Parents of Austin Bice Deserve More Than a Body

Jeanne Sager

Austin BiceThings just keep getting worse for the family of Austin Bice. The body of their son, missing in Spain since late last month, has been found. The San Diego State University student was pulled from the Manzanares River in Madrid.

Unfortunately, that's not the end of the Bice family nightmare. Because the police have no answers for them. They say there's no sign of foul play in Austin's death. And his blog postings showed a young man having fun, not a depressive who should be on suicide watch. Even reports that he was denied entrance to a club the night he disappeared because he was drunk seem shaky. Which leaves Larry and Pam Bice with ... what? A dead child and more questions than answers.

They don't know how a kid in Madrid to study at the Universidad Carlos III de Madrid for the semester ended up disappearing. They don't know how more than a week later he was found in a river. And they don't know why their son was taken from them.

As a parent, that's what seems so cruel about this story. The loss of their son, their adorable (check out the pictures on his blog) 22-year-old son, is a tragic nightmare. But to not know how or why on top of it seems like a slap in the face. I would hate to think that my child met a tragic end painfully, but I can't help thinking I'd want to know! I'd want to have answers because, gosh darnit, being a mom means caring about every detail of a child's life. The pain might be unbearable, but I'd want to hear it all.

Gruesome? Maybe, but I think it comes of having brought my child into this world. Birth is imperfect and at times violent (think of the pushing, the straining), but it ends with an unbreakable seal between mother and child. As they grow, that child becomes their own person, but a mother (and a father) retains that sense of "I'd do anything for this person." And we go through life thinking that we will always be there for them, whatever happens. Period.

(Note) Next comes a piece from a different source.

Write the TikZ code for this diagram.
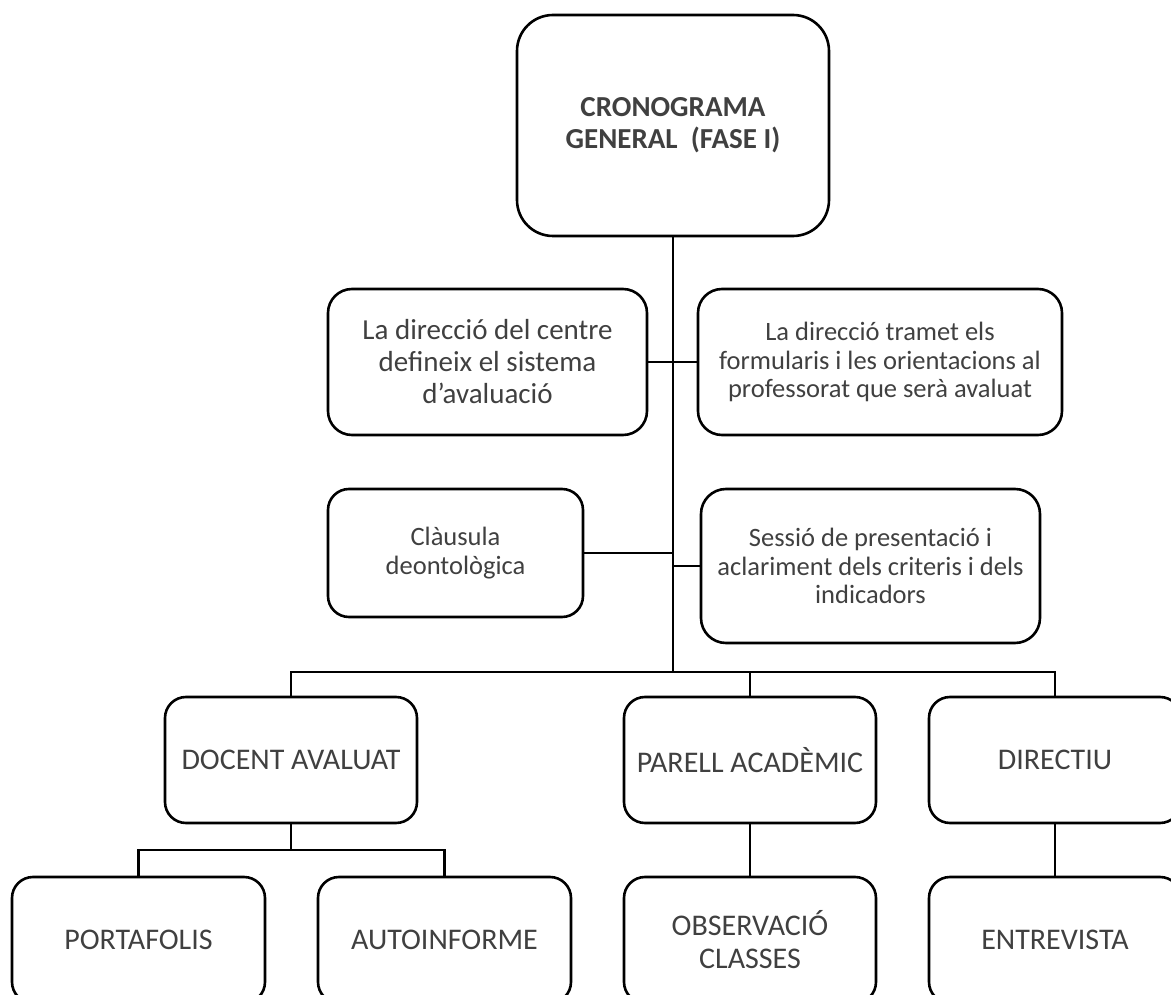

So I would want to know who to be angry at or gain some comfort from details like "it wasn't suicide" or "it was quick." They know now where their son is, but don't the Bices deserve closure too?

Of the seven more or less accepted stages of grief, most people start with shock and denial. Finding a body kicks that off, but the Bice family is being denied the anger and guilt phases, the chance to really work through their emotions with concrete information as they swim back to the surface, back to life, to a life without their son.

Put yourself in the Bices' shoes, would you want more answers? Even if they were horrific?